Difference - Continuous data represents measurements and is infinitely divisible, while discrete data represents counts or categories and consists of distinct values.
Identify and explain two different data types commonly used in data mining, with an example for each
Structured Data
- Structured data is organized and formatted in a way that makes it easily searchable in relational databases and spreadsheets. It consists of rows and columns, where each column represents a specific attribute, and each row is a record.
- Follows a predefined schema.
- Typically numeric or categorical.
- Example: A customer database with columns for Customer ID, Name, Age, and Purchase Amount.
Unstructured Data
- Unstructured data is not organized in a predefined format or schema. It is often text-heavy but may include images, videos, and other non-tabular data.
- Lacks a defined model or schema.
- Requires more complex processing (e.g., Natural Language Processing, image recognition).
- Example: Social media posts, such as tweets or Facebook comments, where the content, hashtags, and user reactions are free-form.
Define supervised and unsupervised learning
Supervised learning
Supervised learning is a type of machine learning where the model is trained on labeled data. The data includes input-output pairs, and the goal is to learn a mapping function from inputs to outputs.
Key Characteristics - The output (or target variable) is known during training.

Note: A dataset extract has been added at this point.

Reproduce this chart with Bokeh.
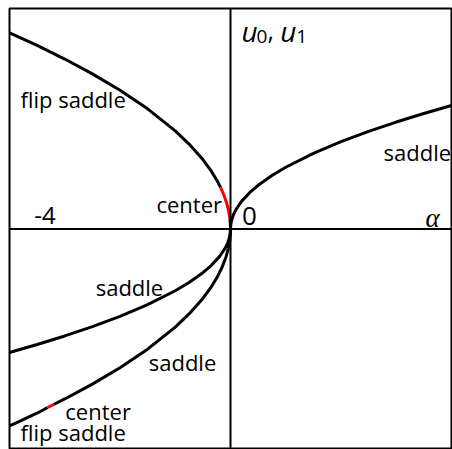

It is used for tasks like classification (e.g., predicting categories) and regression (e.g., predicting continuous values).
Example - Predicting house prices based on features like size, location, and number of rooms (where the training data includes house prices as labels).
Unsupervised Learning
Unsupervised learning is a type of machine learning where the model is trained on data without labeled outputs. The goal is to discover hidden patterns or structures in the data.
Key Characteristics - There are no predefined labels or target variables.
It is used for tasks like clustering (e.g., grouping similar items) and dimensionality reduction (e.g., reducing data complexity).
Example - Grouping customers based on purchasing behavior for targeted marketing (clustering).